In the ensuing chapters, on the strange worlds of Lincoln collectors, Lincoln "presenters" (the many, many dedicated people with beards and stovepipe hats who appear at events, parades, and programs), and management coaches who use Lincoln to motivate middle managers, the book's energy flags a bit and veers off into less interesting directions. Pretty much anybody who is anybody in the Lincoln world, and is willing to talk, shows up in this book. Ferguson does succeed in demonstrating the wild variety of ways in which Americans view Lincoln, from Lincoln as proto-Bolshevik to Lincoln as business guru.

In the last chapters, Ferguson recounts an attempt to retrace his childhood experiences on the 1960s Lincoln Heritage Trail through Illinois, Indiana, and Kentucky with his wife and children. He visits the Lincoln Home National Historic Site in Springfield and makes some trenchant observations about the visitor experience in a somewhat predictably cantankerous fashion. The family tours the Lincoln Boyhood National Memorial in Indiana, sees a performance of Young Abe Lincoln, and ends up at the Lincoln Birthplace National Historic Site in Hodgenville, Kentucky, with stops along the way at other Lincoln sites large and small. The tone wavers at times between critique and awe.

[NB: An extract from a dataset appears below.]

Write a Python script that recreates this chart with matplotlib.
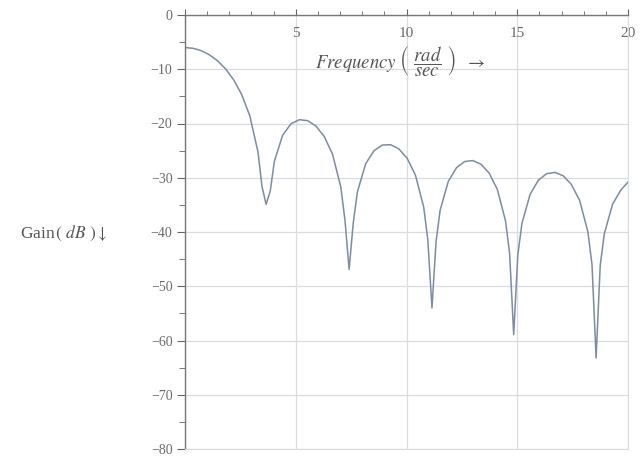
import matplotlib
matplotlib.use("Agg")
import matplotlib.pyplot as plt
from matplotlib.ticker import MultipleLocator

# gain curve (frequency in rad/sec, gain in dB)
freq = [0.0, 0.366, 0.732, 1.098, 1.464, 1.83, 2.196, 2.562, 2.928, 3.294, 3.477, 3.66,
        3.848, 4.035, 4.41, 4.785, 5.16, 5.535, 5.91, 6.285, 6.66, 7.035, 7.223, 7.41,
        7.597, 7.784, 8.158, 8.532, 8.906, 9.28, 9.654, 10.028, 10.402, 10.776, 10.963, 11.15,
        11.335, 11.519, 11.888, 12.257, 12.626, 12.995, 13.364, 13.733, 14.102, 14.471, 14.656, 14.84,
        15.026, 15.212, 15.584, 15.956, 16.328, 16.7, 17.072, 17.444, 17.816, 18.188, 18.374, 18.56,
        18.746, 18.932, 19.304, 19.676, 20.0]
gain = [-6.0, -6.14, -6.58, -7.33, -8.42, -9.92, -11.94, -14.69, -18.62, -25.23, -31.61, -34.9,
        -32.48, -26.97, -22.14, -20.06, -19.30, -19.47, -20.46, -22.39, -25.66, -31.72, -37.85, -46.9,
        -38.29, -32.59, -27.41, -25.02, -23.98, -23.90, -24.68, -26.41, -29.50, -35.39, -41.45, -54.0,
        -41.74, -35.97, -30.66, -28.15, -27.01, -26.83, -27.51, -29.15, -32.15, -37.96, -43.99, -58.9,
        -44.20, -38.40, -33.02, -30.45, -29.25, -29.01, -29.63, -31.23, -34.18, -39.95, -45.95, -63.2,
        -46.12, -40.29, -34.88, -32.27, -30.8]

x_ticks = [0, 5, 10, 15, 20]
x_labels = ["", "5", "10", "15", "20"]
y_ticks = [0, -10, -20, -30, -40, -50, -60, -70, -80]

plt.rcParams["font.family"] = ["Liberation Serif", "DejaVu Serif"]
plt.rcParams["mathtext.fontset"] = "stix"

fig = plt.figure(figsize=(6.4, 4.57), dpi=100)
ax = fig.add_axes([185 / 640, 1 - 449 / 457, 443 / 640, 434 / 457])

ax.plot(freq, gain, color="#7d8ba3", lw=1.1)

ax.set_xlim(0, 20)
ax.set_ylim(-80, 0)

ax.set_xticks(x_ticks)
ax.set_xticklabels(x_labels)
ax.set_yticks(y_ticks)
ax.xaxis.set_minor_locator(MultipleLocator(1))
ax.yaxis.set_minor_locator(MultipleLocator(5))

ax.xaxis.set_ticks_position("top")
ax.tick_params(axis="x", which="major", direction="out", length=4, width=0.8,
               color="#666666", labelcolor="#6a6a6a", labelsize=11, pad=-22)
ax.tick_params(axis="x", which="minor", direction="out", length=3, width=0.7, color="#777777")
ax.tick_params(axis="y", which="major", direction="out", length=6, width=0.8,
               color="#666666", labelcolor="#6a6a6a", labelsize=10, pad=3)
ax.tick_params(axis="y", which="minor", direction="out", length=4, width=0.7, color="#777777")

ax.grid(True, which="major", color="#d9dde2", lw=0.9)
ax.set_axisbelow(True)
for side in ["right", "bottom"]:
    ax.spines[side].set_color("#d9dde2")
for side in ["left", "top"]:
    ax.spines[side].set_color("#777777")
    ax.spines[side].set_linewidth(1.0)

ax.text(9.7, -8.3, r"$\mathit{Frequency}\ \left(\ \dfrac{rad}{sec}\ \right)\ \ \rightarrow$",
        ha="center", va="center", fontsize=13.5, color="#555555")
fig.text(64 / 640, 1 - 233 / 457, r"Gain$\,($ $\mathit{dB}$ $)\downarrow$",
         ha="center", va="center", fontsize=12.5, color="#555555")

fig.savefig("out.png", dpi=100)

Ultimately, the bemused attitude gives way to Ferguson's more serious purpose of lamenting the fall from fashion of the historical hero in American society. The title of his last chapter, "In Defense of the Icon," needs no explanation. He finds the icon in the Lincoln Memorial in Washington, DC, recounting with admiration the serious thought and purpose that went into its design by architect Henry Bacon and sculptor Daniel Chester French, and the mature understanding in the dedicatory remarks by President Warren G. Harding and Robert Moton, then president of the Tuskegee Institute. Here Ferguson finds, to his satisfaction, a Lincoln for adults rather than children, a Lincoln to be admired rather than dissected.